- _Task goal_
Each line of the material below that holds the word "matplotlib" needs to be copied.

- _Information supplied_
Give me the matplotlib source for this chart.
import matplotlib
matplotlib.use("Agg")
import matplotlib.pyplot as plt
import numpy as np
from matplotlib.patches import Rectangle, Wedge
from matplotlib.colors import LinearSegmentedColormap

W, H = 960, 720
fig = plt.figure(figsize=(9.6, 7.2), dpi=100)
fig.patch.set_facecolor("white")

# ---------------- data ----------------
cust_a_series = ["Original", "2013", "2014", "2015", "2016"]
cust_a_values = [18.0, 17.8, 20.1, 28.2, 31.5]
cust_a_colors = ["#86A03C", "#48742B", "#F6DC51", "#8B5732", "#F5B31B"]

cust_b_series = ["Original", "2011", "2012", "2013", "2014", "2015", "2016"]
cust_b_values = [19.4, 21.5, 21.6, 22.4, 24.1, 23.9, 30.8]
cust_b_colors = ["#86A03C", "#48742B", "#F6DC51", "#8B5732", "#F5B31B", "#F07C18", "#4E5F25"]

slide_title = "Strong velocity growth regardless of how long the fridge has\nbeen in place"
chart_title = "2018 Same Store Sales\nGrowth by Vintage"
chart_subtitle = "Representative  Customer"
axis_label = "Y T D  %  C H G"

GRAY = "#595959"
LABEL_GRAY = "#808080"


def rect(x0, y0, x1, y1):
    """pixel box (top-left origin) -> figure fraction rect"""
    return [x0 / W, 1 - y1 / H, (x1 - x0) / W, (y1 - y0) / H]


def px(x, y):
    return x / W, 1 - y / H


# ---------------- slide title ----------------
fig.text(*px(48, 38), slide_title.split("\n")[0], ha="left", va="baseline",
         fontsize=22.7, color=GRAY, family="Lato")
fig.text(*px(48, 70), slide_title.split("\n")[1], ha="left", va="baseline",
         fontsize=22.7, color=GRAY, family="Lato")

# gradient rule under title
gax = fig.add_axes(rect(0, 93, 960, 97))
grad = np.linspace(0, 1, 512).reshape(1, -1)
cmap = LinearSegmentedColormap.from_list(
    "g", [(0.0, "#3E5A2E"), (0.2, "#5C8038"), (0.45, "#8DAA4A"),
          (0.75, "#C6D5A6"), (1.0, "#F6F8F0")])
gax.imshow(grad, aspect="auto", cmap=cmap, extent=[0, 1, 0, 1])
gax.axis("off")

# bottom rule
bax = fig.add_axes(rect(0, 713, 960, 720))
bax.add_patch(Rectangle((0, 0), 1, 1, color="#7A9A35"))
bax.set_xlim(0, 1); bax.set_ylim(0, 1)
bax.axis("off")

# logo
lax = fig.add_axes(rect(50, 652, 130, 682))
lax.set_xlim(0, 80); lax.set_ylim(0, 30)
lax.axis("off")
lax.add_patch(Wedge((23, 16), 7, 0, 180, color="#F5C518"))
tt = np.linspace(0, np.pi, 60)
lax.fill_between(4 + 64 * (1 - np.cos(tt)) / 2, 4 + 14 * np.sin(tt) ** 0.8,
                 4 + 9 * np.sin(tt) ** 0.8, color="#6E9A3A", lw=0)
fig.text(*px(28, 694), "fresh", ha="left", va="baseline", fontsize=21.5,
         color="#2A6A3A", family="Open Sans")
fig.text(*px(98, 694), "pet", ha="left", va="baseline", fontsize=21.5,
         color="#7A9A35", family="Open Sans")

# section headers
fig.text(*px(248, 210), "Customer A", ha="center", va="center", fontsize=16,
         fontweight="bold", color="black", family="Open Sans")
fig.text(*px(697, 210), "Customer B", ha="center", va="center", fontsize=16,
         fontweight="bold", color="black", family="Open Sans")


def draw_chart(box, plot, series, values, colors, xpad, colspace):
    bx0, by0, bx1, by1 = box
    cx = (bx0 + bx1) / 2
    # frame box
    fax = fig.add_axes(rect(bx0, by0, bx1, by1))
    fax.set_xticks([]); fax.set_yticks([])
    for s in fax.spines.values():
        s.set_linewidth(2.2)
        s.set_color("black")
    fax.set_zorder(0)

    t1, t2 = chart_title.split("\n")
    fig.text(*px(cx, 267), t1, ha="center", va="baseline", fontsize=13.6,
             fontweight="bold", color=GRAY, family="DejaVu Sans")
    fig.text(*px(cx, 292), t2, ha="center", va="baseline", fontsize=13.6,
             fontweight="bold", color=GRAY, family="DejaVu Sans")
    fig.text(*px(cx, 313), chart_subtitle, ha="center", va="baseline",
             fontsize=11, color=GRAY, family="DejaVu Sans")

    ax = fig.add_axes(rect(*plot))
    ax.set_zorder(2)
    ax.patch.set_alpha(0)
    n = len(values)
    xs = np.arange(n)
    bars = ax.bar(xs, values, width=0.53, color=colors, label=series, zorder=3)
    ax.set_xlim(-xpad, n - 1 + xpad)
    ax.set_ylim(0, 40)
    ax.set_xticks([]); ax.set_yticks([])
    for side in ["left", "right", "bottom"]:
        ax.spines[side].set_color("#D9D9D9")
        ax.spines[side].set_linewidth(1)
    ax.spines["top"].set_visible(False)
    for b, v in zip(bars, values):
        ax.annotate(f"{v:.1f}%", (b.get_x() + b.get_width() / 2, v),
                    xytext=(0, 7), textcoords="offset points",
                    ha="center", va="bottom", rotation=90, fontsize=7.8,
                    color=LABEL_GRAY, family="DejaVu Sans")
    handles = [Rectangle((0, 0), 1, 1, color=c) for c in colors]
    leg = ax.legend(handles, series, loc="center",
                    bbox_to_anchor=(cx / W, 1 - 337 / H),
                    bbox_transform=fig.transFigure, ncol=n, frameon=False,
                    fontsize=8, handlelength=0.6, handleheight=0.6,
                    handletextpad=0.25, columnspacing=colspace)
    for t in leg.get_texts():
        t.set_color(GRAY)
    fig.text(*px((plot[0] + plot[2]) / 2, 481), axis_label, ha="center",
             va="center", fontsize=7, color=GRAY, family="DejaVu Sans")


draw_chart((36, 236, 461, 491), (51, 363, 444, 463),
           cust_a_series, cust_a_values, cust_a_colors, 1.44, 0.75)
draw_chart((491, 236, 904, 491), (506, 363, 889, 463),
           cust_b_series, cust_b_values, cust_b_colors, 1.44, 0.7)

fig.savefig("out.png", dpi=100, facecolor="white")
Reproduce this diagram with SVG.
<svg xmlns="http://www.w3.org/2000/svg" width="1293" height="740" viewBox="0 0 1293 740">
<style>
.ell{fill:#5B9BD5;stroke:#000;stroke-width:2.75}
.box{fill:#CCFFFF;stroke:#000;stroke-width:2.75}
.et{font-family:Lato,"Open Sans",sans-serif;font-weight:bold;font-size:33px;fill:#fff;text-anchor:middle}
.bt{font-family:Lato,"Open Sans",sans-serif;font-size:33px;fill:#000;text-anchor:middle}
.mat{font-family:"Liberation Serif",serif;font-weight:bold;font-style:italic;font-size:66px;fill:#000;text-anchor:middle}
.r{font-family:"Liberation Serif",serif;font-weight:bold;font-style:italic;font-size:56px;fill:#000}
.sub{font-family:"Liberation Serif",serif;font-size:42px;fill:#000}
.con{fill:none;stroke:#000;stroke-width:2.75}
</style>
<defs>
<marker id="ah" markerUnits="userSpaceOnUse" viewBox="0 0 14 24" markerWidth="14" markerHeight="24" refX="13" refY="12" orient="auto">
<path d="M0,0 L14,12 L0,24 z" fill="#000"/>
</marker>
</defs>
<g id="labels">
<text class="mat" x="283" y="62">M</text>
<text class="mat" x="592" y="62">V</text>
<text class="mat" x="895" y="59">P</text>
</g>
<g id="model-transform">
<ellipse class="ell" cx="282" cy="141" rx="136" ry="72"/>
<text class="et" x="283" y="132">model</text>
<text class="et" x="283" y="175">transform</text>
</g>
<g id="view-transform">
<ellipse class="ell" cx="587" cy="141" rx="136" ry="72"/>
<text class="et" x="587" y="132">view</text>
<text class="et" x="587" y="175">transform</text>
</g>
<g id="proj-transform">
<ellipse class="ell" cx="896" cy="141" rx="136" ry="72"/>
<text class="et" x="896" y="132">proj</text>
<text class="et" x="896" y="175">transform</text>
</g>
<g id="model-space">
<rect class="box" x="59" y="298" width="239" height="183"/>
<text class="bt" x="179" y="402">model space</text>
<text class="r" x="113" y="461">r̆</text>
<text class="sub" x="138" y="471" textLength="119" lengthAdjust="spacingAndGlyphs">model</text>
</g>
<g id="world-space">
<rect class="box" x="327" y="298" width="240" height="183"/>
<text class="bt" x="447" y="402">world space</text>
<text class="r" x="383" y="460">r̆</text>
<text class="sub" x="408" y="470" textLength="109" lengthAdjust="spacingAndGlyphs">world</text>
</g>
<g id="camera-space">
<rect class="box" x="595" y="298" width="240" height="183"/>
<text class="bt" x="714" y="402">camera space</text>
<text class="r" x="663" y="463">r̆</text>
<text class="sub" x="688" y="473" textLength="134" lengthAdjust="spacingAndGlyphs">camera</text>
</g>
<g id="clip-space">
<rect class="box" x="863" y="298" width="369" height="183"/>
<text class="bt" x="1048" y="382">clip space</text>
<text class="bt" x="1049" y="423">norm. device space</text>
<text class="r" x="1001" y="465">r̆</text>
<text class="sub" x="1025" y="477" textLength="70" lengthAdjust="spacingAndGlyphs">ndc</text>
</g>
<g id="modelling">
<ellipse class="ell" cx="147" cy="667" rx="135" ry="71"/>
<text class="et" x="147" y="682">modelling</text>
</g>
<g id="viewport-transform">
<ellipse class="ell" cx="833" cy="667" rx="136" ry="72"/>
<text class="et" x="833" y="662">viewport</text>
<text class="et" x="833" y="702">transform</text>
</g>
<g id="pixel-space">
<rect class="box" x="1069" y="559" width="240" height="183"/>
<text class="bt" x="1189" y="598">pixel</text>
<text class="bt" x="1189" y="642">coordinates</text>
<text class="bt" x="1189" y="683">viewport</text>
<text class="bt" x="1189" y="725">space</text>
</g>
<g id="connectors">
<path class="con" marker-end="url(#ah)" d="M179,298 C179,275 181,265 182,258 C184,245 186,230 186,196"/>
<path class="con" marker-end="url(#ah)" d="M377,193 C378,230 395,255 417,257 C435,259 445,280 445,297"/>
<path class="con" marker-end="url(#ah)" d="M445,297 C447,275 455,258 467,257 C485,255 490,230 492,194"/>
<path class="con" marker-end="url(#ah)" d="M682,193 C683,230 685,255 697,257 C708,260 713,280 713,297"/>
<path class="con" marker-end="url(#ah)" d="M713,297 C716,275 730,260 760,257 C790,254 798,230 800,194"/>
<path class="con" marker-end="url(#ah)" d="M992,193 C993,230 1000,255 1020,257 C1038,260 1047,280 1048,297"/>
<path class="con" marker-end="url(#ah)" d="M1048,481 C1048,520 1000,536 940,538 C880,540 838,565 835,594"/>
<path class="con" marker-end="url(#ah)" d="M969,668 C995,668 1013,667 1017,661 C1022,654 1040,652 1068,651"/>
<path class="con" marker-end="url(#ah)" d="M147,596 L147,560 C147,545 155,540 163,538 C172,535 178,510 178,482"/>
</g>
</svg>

- _Exercise result_
Give me the matplotlib source for this chart.
import matplotlib
matplotlib.use("Agg")
import matplotlib.pyplot as plt
from matplotlib.patches import Rectangle, Wedge
from matplotlib.colors import LinearSegmentedColormap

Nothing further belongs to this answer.